The aim of this article is to explore when it makes sense to be a multi-product business and when it doesn’t. I’ll do this by looking at several companies who make many different products.
Almost every company sells multiple products, but in a lot of cases they’re variations on the same product. An example of a single product company is Jaguar. They sell cars. I’m simplifying somewhat, because they also sell t-shirts and other branded merchandise, but it’s a small part of their overall sales.
Compare this to BMW. They sell cars and motorbikes. They’re a multi-product business. Conceivably BMW can leverage the supply chain, distribution channels, and technology of the car side of the business to have a competitive advantage in the motorbike business.
An example of an extreme multi-product business is Google. Between 2011 and 2013 they closed 70 services. Google’s product strategy has historically involved trying lots of different things, and seeing what sticks. This is fuelled by the 20% time given to engineers to work on their own projects, some of which become new Google services.
Why could Google justify having so many products?
- They could attach their adverts to any new products / services, which gave them instant access to a business model.
- They could leverage existing infrastructure to easily deploy and scale new services.
- Demand for new services can be driven from existing services (e.g. featuring them on the Google homepage).

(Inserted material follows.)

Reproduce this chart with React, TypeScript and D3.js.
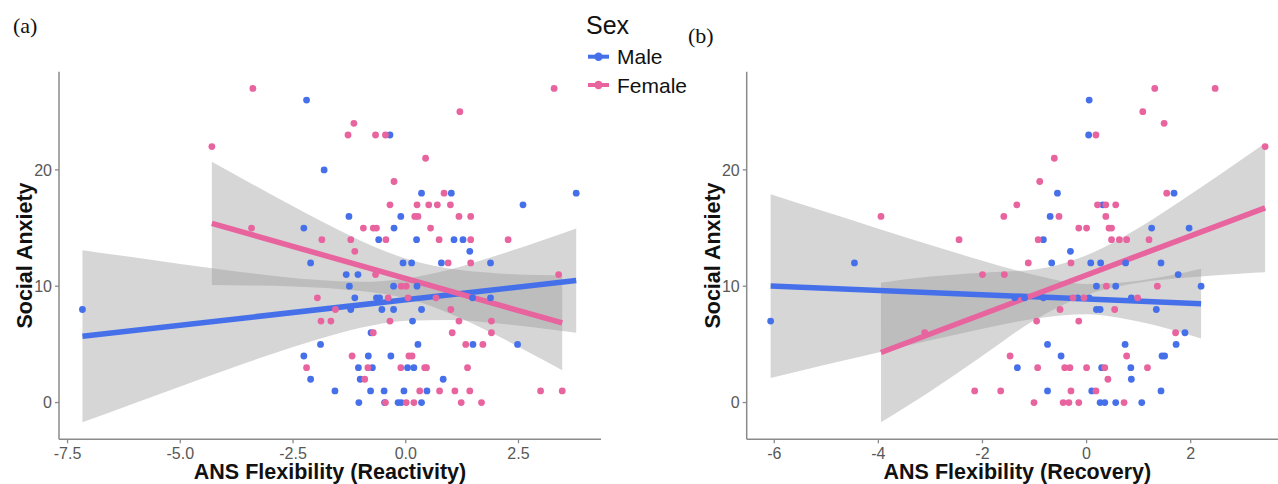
import * as React from "react";
import * as d3 from "d3";

// colours for the two groups (ggplot manual scale)
const SEX = ["Male", "Female"];
const SEX_COLOR = ["#4570ea", "#e8649e"];

const yTicks = [0, 10, 20];
const reactTicks = [-7.5, -5.0, -2.5, 0.0, 2.5];
const recovTicks = [-6, -4, -2, 0, 2];

// ---- panel (a) ANS Flexibility (Reactivity) ----
const maleReact: [number, number][] = [
  [-7.17, 8], [-2.2, 26], [-1.81, 20], [-1.26, 16], [-2.26, 15], [-0.6, 14], [-2.11, 12],
  [-1.32, 11], [-1.06, 11], [-1.25, 10], [-1.13, 9], [-0.65, 9], [-1.22, 8], [-0.77, 6],
  [-1.89, 5], [-2.26, 4], [-0.83, 4], [-1.05, 3], [-0.74, 3], [-2.11, 2], [-1.01, 2],
  [-1.57, 1], [-0.78, 1], [-1.04, 0], [-0.35, 23], [3.78, 18], [0.35, 18], [1.01, 18],
  [2.6, 17], [-0.11, 16], [-0.26, 15], [0.24, 14], [1.07, 14], [1.27, 14], [1.42, 13],
  [-0.06, 12], [0.13, 12], [0.79, 12], [1.88, 12], [-0.27, 10], [0.25, 10], [-0.58, 9],
  [1.48, 9], [1.88, 9], [-0.53, 8], [-0.27, 8], [0.35, 8], [0.15, 7], [0.27, 5], [1.49, 5],
  [2.48, 5], [-0.33, 4], [0.04, 3], [0.18, 3], [0.83, 2], [-0.48, 1], [-0.04, 1], [0.47, 1],
  [-0.47, 0], [-0.17, 0], [-0.1, 0], [0.35, 0],
];
const femaleReact: [number, number][] = [
  [-3.39, 27], [3.29, 27], [1.2, 25], [-1.15, 24], [-1.28, 23], [-0.67, 23], [-0.45, 23],
  [-4.3, 22], [0.44, 21], [-0.26, 19], [0.85, 18], [-0.35, 17], [0.25, 17], [0.51, 17],
  [0.7, 17], [0.99, 17], [0.2, 16], [0.27, 16], [1.18, 16], [1.44, 16], [-3.42, 15],
  [-0.94, 15], [-0.72, 15], [-0.65, 15], [0.55, 15], [-1.86, 14], [-1.22, 14], [-0.44, 14],
  [0.74, 14], [1.44, 14], [2.27, 14], [-1.13, 13], [0.94, 12], [1.44, 12], [-0.67, 11],
  [3.39, 11], [-0.1, 10], [0.01, 10], [-1.96, 9], [-0.39, 9], [0.05, 9], [0.67, 9],
  [-1.56, 8], [1.0, 8], [-1.88, 7], [-1.66, 7], [-0.35, 7], [1.18, 7], [1.9, 7], [-0.72, 6],
  [1.03, 6], [1.9, 6], [1.33, 5], [1.71, 5], [-1.19, 4], [0.07, 4], [0.14, 4], [-2.2, 3],
  [-0.84, 3], [-0.11, 3], [0.42, 3], [0.46, 3], [1.37, 3], [-0.91, 2], [0.31, 1], [0.75, 1],
  [1.09, 1], [1.42, 1], [2.99, 1], [3.47, 1], [-0.45, 0], [0.01, 0], [0.18, 0], [1.23, 0],
  [1.68, 0],
];
// fitted lines + 95% bands
const maleReactFit: [number, number][] = [[-7.17, 5.7], [3.78, 10.49]];
const maleReactBandX = [-7.17, -6, -5, -4, -3, -2, -1, 0, 1, 2, 3, 3.78];
const maleReactLo = [-1.7, -0.04, 1.38, 2.78, 4.13, 5.37, 6.42, 7.03, 7.1, 6.82, 6.39, 6.01];
const maleReactHi = [13.1, 12.46, 11.92, 11.4, 10.93, 10.55, 10.38, 10.65, 11.46, 12.62, 13.91, 14.97];
const femaleReactFit: [number, number][] = [[-4.3, 15.4], [3.47, 6.84]];
const femaleReactBandX = [-4.3, -3.5, -2.5, -1.5, -0.5, 0.2, 1, 2, 3, 3.47];
const femaleReactLo = [10.1, 10.06, 9.97, 9.77, 9.35, 8.74, 7.62, 5.8, 3.76, 2.77];
const femaleReactHi = [20.7, 18.98, 16.87, 14.85, 13.07, 12.14, 11.5, 11.12, 10.96, 10.91];

// ---- panel (b) ANS Flexibility (Recovery) ----
const maleRecov: [number, number][] = [
  [-6.07, 7], [-4.46, 12], [-1.33, 3], [0.05, 26], [0.04, 23], [-0.56, 18], [1.68, 18],
  [0.31, 17], [-0.7, 16], [1.25, 15], [1.97, 15], [-0.83, 14], [-0.31, 13], [-0.67, 12],
  [0.08, 12], [0.27, 12], [0.75, 12], [1.43, 12], [1.76, 11], [0.19, 10], [0.56, 10],
  [2.2, 10], [-1.38, 9], [-1.19, 9], [-0.83, 9], [-0.17, 9], [0.05, 9], [0.86, 9], [0.19, 8],
  [0.26, 8], [1.34, 8], [1.89, 6], [-0.75, 5], [0.74, 5], [1.72, 5], [-0.49, 4], [1.45, 4],
  [1.5, 4], [0.29, 3], [0.85, 3], [0.86, 2], [-0.75, 1], [0.1, 1], [1.43, 1], [0.26, 0],
  [0.35, 0], [0.56, 0], [1.06, 0],
];
const femaleRecov: [number, number][] = [
  [1.31, 27], [2.47, 27], [1.08, 25], [1.49, 24], [0.18, 23], [3.43, 22], [-0.62, 21],
  [-0.9, 19], [1.54, 18], [-1.34, 17], [0.21, 17], [0.37, 17], [0.56, 17], [-3.95, 16],
  [-1.59, 16], [-0.53, 16], [0.37, 16], [-0.15, 15], [0.0, 15], [0.43, 15], [0.48, 15],
  [-2.45, 14], [-0.93, 14], [0.48, 14], [0.63, 14], [0.77, 14], [1.2, 14], [-1.12, 12],
  [-0.3, 12], [-2.0, 11], [-1.58, 11], [0.38, 10], [1.36, 10], [-0.26, 9], [-0.05, 9],
  [0.98, 9], [-0.51, 8], [0.54, 8], [-0.96, 7], [-0.15, 7], [-3.11, 6], [1.71, 6], [-1.47, 4],
  [0.77, 4], [-0.94, 3], [-0.42, 3], [-0.32, 3], [0.0, 3], [0.35, 3], [1.17, 3], [0.41, 2],
  [-2.15, 1], [-1.65, 1], [-0.3, 1], [0.18, 1], [-1.01, 0], [-0.45, 0], [-0.34, 0],
  [-0.15, 0], [0.72, 0],
];
const maleRecovFit: [number, number][] = [[-6.07, 10.01], [2.2, 8.5]];
const maleRecovBandX = [-6.07, -5, -4, -3, -2, -1, 0, 1, 2.2];
const maleRecovLo = [2.12, 3.27, 4.31, 5.35, 6.35, 7.21, 7.6, 6.96, 5.5];
const maleRecovHi = [17.9, 16.37, 14.95, 13.55, 12.19, 10.97, 10.2, 10.48, 11.5];
const femaleRecovFit: [number, number][] = [[-3.95, 4.3], [3.43, 16.74]];
const femaleRecovBandX = [-3.95, -3, -2, -1, 0, 1, 2, 3, 3.43];
const femaleRecovLo = [-1.7, 0.97, 4.02, 7.1, 9.25, 10.29, 10.76, 11.09, 11.2];
const femaleRecovHi = [10.3, 10.83, 11.16, 11.44, 12.67, 15.01, 17.9, 20.95, 22.28];

const SANS = "'Liberation Sans', Arial, Helvetica, sans-serif";
const SERIF = "'Liberation Serif', 'Times New Roman', serif";
const AXIS_COL = "#8a8a8a";
const TICK_TXT = "#585858";

const top = 71.7, bottom = 439.3;
const yScale = d3.scaleLinear().domain([-3.16, 28.44]).range([bottom, top]);

function Panel({ x, ticks, fmt, xLabel, groups }) {
  const [x0, x1] = x.range();
  const line = d3.line<[number, number]>().x(d => x(d[0])).y(d => yScale(d[1]));
  const area = d3.area<number>()
    .curve(d3.curveMonotoneX);
  return (
    <g>
      {/* confidence bands */}
      {groups.map((g, gi) => {
        const a = area
          .x((_, i) => x(g.bandX[i]))
          .y0((_, i) => yScale(g.lo[i]))
          .y1((_, i) => yScale(g.hi[i]));
        return <path key={"r" + gi} d={a(g.bandX) || ""} fill="#999999" fillOpacity={0.4} />;
      })}
      {/* fitted lines */}
      {groups.map((g, gi) => (
        <path key={"l" + gi} d={line(g.fit) || ""} fill="none" stroke={SEX_COLOR[gi]} strokeWidth={5.5} />
      ))}
      {/* points */}
      {groups.map((g, gi) => (
        <g key={"p" + gi} fill={SEX_COLOR[gi]}>
          {g.points.map((p, i) => (
            <circle key={i} cx={x(p[0])} cy={yScale(p[1])} r={3.4} />
          ))}
        </g>
      ))}
      {/* axes */}
      <line x1={x0} x2={x0} y1={top} y2={bottom} stroke={AXIS_COL} strokeWidth={1.5} />
      <line x1={x0} x2={x1} y1={bottom} y2={bottom} stroke={AXIS_COL} strokeWidth={1.5} />
      {yTicks.map(t => (
        <g key={"y" + t}>
          <line x1={x0 - 4} x2={x0} y1={yScale(t)} y2={yScale(t)} stroke={AXIS_COL} strokeWidth={1.3} />
          <text x={x0 - 7} y={yScale(t)} dy="0.36em" textAnchor="end" fontSize={16} fill={TICK_TXT} fontFamily={SANS}>{t}</text>
        </g>
      ))}
      {ticks.map(t => (
        <g key={"x" + t}>
          <line x1={x(t)} x2={x(t)} y1={bottom} y2={bottom + 4} stroke={AXIS_COL} strokeWidth={1.3} />
          <text x={x(t)} y={458.5} textAnchor="middle" fontSize={16} fill={TICK_TXT} fontFamily={SANS}>{fmt(t)}</text>
        </g>
      ))}
      <text x={(x0 + Math.min(x1, 1288)) / 2} y={479} textAnchor="middle" fontSize={21.5} fontWeight="bold" fill="#111" fontFamily={SANS}>{xLabel}</text>
      <text transform={`translate(${x0 - 27},${(top + bottom) / 2}) rotate(-90)`} textAnchor="middle" fontSize={21.5} fontWeight="bold" fill="#111" fontFamily={SANS}>Social Anxiety</text>
    </g>
  );
}

export default function App() {
  const xA = d3.scaleLinear().domain([-7.69, 4.33]).range([59, 601]);
  const xB = d3.scaleLinear().domain([-6.53, 3.87]).range([746.7, 1288]);

  const groupsA = [
    { points: maleReact, fit: maleReactFit, bandX: maleReactBandX, lo: maleReactLo, hi: maleReactHi },
    { points: femaleReact, fit: femaleReactFit, bandX: femaleReactBandX, lo: femaleReactLo, hi: femaleReactHi },
  ];
  const groupsB = [
    { points: maleRecov, fit: maleRecovFit, bandX: maleRecovBandX, lo: maleRecovLo, hi: maleRecovHi },
    { points: femaleRecov, fit: femaleRecovFit, bandX: femaleRecovBandX, lo: femaleRecovLo, hi: femaleRecovHi },
  ];

  const legendY = [56.7, 85];

  return (
    <div style={{ position: "absolute", left: 0, top: 0 }}>
      <svg width={1278} height={484} style={{ display: "block", background: "#fff" }}>
        <Panel x={xA} ticks={reactTicks} fmt={t => t.toFixed(1)} xLabel="ANS Flexibility (Reactivity)" groups={groupsA} />
        <Panel x={xB} ticks={recovTicks} fmt={t => String(t)} xLabel="ANS Flexibility (Recovery)" groups={groupsB} />

        <text x={13} y={33} fontSize={22} fontFamily={SERIF} fill="#111">(a)</text>
        <text x={688} y={43} fontSize={22} fontFamily={SERIF} fill="#111">(b)</text>

        {/* legend */}
        <text x={586} y={34} fontSize={25} fontFamily={SANS} fill="#111">Sex</text>
        {SEX.map((s, i) => (
          <g key={s}>
            <line x1={588} x2={609} y1={legendY[i]} y2={legendY[i]} stroke={SEX_COLOR[i]} strokeWidth={4} />
            <circle cx={598.5} cy={legendY[i]} r={4.2} fill={SEX_COLOR[i]} />
            <text x={617} y={legendY[i]} dy="0.36em" fontSize={21} fontFamily={SANS} fill="#111">{s}</text>
          </g>
        ))}
      </svg>
    </div>
  );
}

In the digital world, there are many mini Googles when it comes to product strategy. Companies develop their brand and infrastructure, and then the number of products they have proliferates.
37Signals, which began with Basecamp, expanded to have 7 other products/services before paring it back to just Basecamp. Having so many services was spreading their efforts too thinly.
One company which has benefited greatly from a multi-product strategy is Apple. Their core products are Macs, iPods, iPhones, and iPads.
The release of the iPod was a boon for Mac sales. This is because the iPod was more affordable than Macs, so many people had their first experience of an Apple product via iPods. Subsequently a percentage of these iPod customers became Mac customers. This is known as the halo effect.
Other terms which can be used to describe this effect are cross pollination and up selling.
When the iPhone was released, it was marketed as containing an iPod. This meant that many iPhone customers were upsold from iPods.
What is fascinating with Apple is the forced cross pollination which takes place through their ecosystem. Apple products are designed to work well together, meaning the functionality of an iPhone is boosted by owning a Mac, and vice-versa. The sum of the products is greater than the individual components. This is a strong multi-product business. However, with the addition of the iWatch they might stretching themselves too far.
Here are some generalisations about multi-product strategy.
The importance of cross pollination
Multi product companies work best when a customer for one product is likely to be a customer for another product that the company sells. 37Signals sells software to businesses. If they started a new product aimed at music producers, there’s very little cross over, limiting the amount of potential cross selling, and ultimately confusing the company’s positioning.
If the products integrate well together then this drives cross sales.
A company might use one product as a way of upselling to another product.
When Google creates a new product, they already have a lot of infrastructure in place. This is undoubtedly a big advantage. For example, Google have their own infrastructure for deploying web apps. They’ve already put all of the effort into developing this tool - utilising it for other products is effectively free.
However, there’s a risk with software companies having new product addiction. Once the ‘plumbing’ is in place for building and releasing web apps, why not just keep on releasing apps? The problem is it divides attention, and means there’s less energy to devote to existing products.
To use another example, just because BMW can build engines, it doesn’t mean they should be in the lawnmower business.
When a company releases a lot of products, it becomes less clear to the consumer what they stand for. One example is 3M, which produces more than 55,000 products. Most people might think of Post-it notes when they think of 3M, but this is only a small fraction of what they do.
All of the previous examples were for established businesses with pre-existing assets. What about a startup?
It’s unusual for a startup to immediately pursue a multi product business. For example, a startup selling sports shoes, shouldn’t launch simultaneously with a range of sports clothing. They should establish a reputation with a single product, then use the existing customer base to expand into complementary product lines. Ideally these complementary product lines will be at a different price point, to provide a halo effect for other product lines.